He stood up for the poor and the disadvantaged throughout urban America – but Elijah Cummings was principally the strong voice and political advocate for Baltimore, where he was revered as his hometown’s champion.
The Democratic congressman lived at the doorstep of some of the city’s worst rioting, including violent 2015 protests following the death of a Black man, Freddie Gray, in police custody. Cummings’ involvement, taking to the streets with a bullhorn, helped quiet the storm.
Cummings, who died early Oct. 17 at age 68 , also defended his majority-Black city against President Donald Trump, who called his congressional district “disgusting” and a “rodent-infested mess,” after Cummings criticized administration officials in oversight hearings.
“Mr. President, I go home to my district daily. Each morning, I wake up, and I go and fight for my neighbors. It is my constitutional duty to conduct oversight of the Executive Branch. But, it is my moral duty to fight for my constituents,” Cummings tweeted.

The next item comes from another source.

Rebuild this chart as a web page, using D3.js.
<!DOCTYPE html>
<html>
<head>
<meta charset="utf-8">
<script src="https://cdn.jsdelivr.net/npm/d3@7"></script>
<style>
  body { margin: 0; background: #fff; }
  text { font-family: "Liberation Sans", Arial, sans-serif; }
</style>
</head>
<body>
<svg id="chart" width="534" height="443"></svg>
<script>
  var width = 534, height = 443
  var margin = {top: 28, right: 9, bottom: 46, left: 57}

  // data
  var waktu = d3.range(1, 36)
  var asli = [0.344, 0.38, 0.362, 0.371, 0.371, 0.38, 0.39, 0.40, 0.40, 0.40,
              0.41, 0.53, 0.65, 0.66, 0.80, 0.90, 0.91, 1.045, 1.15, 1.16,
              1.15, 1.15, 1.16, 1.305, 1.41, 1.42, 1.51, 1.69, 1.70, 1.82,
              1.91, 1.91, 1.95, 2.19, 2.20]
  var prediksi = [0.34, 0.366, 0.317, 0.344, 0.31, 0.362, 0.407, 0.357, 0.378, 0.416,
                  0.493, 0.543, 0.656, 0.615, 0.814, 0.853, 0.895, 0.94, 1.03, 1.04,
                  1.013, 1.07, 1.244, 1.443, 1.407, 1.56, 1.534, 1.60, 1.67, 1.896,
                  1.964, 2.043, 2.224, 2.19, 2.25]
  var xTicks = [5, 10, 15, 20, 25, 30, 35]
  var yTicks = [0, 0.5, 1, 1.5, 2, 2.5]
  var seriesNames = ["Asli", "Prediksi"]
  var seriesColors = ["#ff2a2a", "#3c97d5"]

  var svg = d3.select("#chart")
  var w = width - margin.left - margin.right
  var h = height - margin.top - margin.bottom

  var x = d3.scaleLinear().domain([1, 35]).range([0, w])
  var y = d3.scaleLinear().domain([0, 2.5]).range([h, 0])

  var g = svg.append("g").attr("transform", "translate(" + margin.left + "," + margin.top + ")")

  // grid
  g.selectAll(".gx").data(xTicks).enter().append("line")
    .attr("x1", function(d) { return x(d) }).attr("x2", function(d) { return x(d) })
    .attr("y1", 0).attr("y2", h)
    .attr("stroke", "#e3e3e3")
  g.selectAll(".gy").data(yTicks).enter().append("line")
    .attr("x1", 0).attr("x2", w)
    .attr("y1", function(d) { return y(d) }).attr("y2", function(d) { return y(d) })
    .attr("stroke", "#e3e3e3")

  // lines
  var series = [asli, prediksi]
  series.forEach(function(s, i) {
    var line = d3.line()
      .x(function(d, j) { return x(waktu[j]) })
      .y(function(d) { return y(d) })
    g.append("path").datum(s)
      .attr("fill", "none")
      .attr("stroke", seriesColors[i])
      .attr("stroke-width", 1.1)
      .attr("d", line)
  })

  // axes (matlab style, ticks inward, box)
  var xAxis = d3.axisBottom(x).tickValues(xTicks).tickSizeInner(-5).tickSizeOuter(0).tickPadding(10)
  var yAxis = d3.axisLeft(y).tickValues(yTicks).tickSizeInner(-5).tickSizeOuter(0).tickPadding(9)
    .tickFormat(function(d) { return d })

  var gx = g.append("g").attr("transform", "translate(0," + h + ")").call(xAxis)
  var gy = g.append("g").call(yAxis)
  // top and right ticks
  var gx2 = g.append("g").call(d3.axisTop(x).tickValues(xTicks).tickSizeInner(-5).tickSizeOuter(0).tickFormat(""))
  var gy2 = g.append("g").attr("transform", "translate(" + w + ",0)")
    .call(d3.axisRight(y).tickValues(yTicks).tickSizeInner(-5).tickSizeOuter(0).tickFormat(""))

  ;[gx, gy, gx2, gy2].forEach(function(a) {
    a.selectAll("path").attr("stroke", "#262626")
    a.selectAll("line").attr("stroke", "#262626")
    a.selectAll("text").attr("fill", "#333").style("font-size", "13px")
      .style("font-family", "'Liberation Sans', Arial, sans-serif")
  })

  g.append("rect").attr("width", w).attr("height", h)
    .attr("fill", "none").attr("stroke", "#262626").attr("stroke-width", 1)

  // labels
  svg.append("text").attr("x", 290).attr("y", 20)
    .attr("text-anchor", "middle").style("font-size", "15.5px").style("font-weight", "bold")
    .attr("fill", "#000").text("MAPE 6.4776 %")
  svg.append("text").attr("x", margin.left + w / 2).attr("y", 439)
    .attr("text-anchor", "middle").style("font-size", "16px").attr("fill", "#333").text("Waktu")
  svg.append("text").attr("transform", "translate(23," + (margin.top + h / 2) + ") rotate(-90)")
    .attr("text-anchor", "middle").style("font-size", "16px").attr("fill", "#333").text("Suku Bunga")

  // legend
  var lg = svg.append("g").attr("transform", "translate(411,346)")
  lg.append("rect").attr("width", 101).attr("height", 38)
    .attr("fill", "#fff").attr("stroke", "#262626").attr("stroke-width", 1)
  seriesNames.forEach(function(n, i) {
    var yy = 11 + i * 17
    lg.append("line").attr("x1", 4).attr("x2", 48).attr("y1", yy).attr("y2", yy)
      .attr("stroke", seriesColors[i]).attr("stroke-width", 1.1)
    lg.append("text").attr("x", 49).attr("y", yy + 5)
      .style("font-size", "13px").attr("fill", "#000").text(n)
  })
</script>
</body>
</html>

“He was so noble,” said city resident Mary Bianchi, who dropped flowers outside his home and walked away wiping tears off her face. “He was a lion, and I’m very sad. He died too young.”
Debbie Rock, the director of the Light Health & Wellness Comprehensive Services Inc., said he helped people see they can change the city for the better. He was also a strong supporter of her organization, which helps children and families affected by health and social issues like substance abuse.
“He’s just always been a champion as it pertains to us never giving up the fight,” Rock said.
State Sen. Antonio Hayes, who has lived near Cummings in West Baltimore for years, said the congressman earned the respect and reverence of the community with his authentic personality and deep roots here.
“Only Elijah could come into a West Baltimore neighborhood that saw him grow up all his life without security or a huge entourage and talk to clergy and community leaders to call for calm and peace in a chaotic situation,” Hayes said.
House Speaker Nancy Pelosi, who grew up in Baltimore and whose father and brother were mayors of the city, said she was “personally devastated by his passing.”
The congressman’s long push for civil rights began in Baltimore when he was 11, when he helped integrate a local swimming pool. During a speech to the American Bar Association in April, Cummings recalled how he and other Black children were barred from an Olympic-sized public pool in his South Baltimore neighborhood.
They organized protest marches with help from their recreation leader and the Baltimore-based NAACP. Every day for a week, when the children tried to get into the pool, they were spit upon, threatened and called names, Cummings said. One day, he was cut by a bottle thrown from an angry crowd.
“I am not saying that the integration of a swimming pool in South Baltimore changed the course of American history,” Cummings said. “What I can and will share with you is that the experience transformed my entire life.”
With his booming voice and gift for oratory, he was known for representing his district – which encompassed much of Baltimore and some of its wealthier suburbs – with a personal touch.
Poinsetta McKnight, who walked by Cummings’ home in West Baltimore, said he always assisted her family when they had neighborhood concerns, whether it was removing trash or addressing boarded-up houses.
“Whenever we needed something done, all we had to do was write to him and he would respond,” said McKnight.
While serving in the Maryland House of Delegates from 1983 to 1996, Cummings pushed for ban on alcohol and tobacco ads on inner-city billboards in Baltimore, leading to the first such prohibition in a large U.S. city.
Khalilah Brown-Dean, an associate professor of political science at Quinnipiac University, said Cummings was a champion of the unique policy needs of urban communities.
“The passing of Elijah Cummings represents the waning of an era in American politics where people rose to national office by first working within their local communities,” Brown-Dean said.